Sarah Cook is a senior research analyst for East Asia at Freedom House. She manages the editorial team producing the China Media Bulletin. Cook is the author of several articles and numerous country reports examining media freedom and democratic governance in China and elsewhere. Her comments and writings have appeared on CNN, the International Herald Tribune, the Taipei Times, the Jamestown Foundation’s China Brief, and the U.S. Congressional-Executive Commission on China. She recently authored a special report published by the National Endowment for Democracy’s Center for International Media Assistance on how the Communist Party’s media restrictions affect news outlets outside China. Before joining Freedom House, she was twice a delegate to the United Nations Human Rights Commission meeting in Geneva for an NGO working on religious freedom in China. She received a BA in International Relations from Pomona College and as a Marshall Scholar, completed master’s degrees in politics and international law at the School of Oriental and African Studies in London.
Geraldine Fagan is a British journalist and author. She recently moved to Washington, D.C., from Moscow, where she monitored religious freedom across Russia for 12 years. Her book “Believing in Russia – Religious Policy after Communism,” (2012) focuses on religion’s role in Russia under Vladimir Putin.
Johannes Langkilde is an award-winning journalist, news anchor and correspondent. In June 2013 Johannes joined Danish Broadcasting Corporation (DR) after seven years as anchor of TV 2 DENMARK’s flagship evening news program News at 19.00. He has also hosted major election debates and covered royal events. Johannes is now based in Washington, D.C., as DR’s Chief US correspondent where he covers US politics and general affairs.
Ebtihal Mubarak is a Brooklyn-based Saudi journalist who writes about the growing movement for greater political and social rights for Saudi women and youth.
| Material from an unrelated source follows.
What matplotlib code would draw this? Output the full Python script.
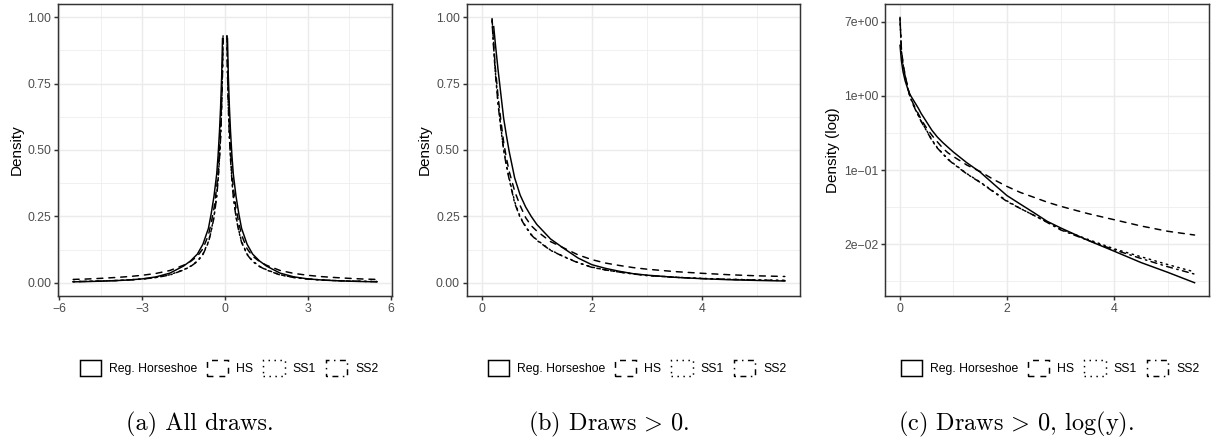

Mubarak has been instrumental in publicizing many human rights cases, most notably the Saudi rape victim known as the “Qatif Girl,” who eventually received a royal pardon. She is a recipient of the United Nations Dag Hammarskjöld fellowship for international journalists. CNN has described her as “Saudi Arabia’s fearless journalist.”
Pir Zubair Shah served as the 2012-2013 Edward R. Murrow press fellow at the Council on Foreign Relations and as a fellow at Harvard University’s Nieman Foundation in 2011 and 2012. Since 2008, Shah has worked for the New York Times. He shared the 2009 Pulitzer Prize for international reporting for his work as a reporter in the Waziristan tribal area of Pakistan along the border with Afghanistan. Shah has covered and exposed major international news stories on politics, terrorism and security in Pakistan and Afghanistan, with special attention to the activities of the military and the Taliban in the border regions. He has also worked for Washington Times and has written feature story for Foreign Policy. Shah is a frequent commentator on radio and TV. Past appearances include Charlie Rose on PBS; Andrea Mitchell on MSNBC; NPR’s Morning Edition; Al Jazeera; CNN; and others.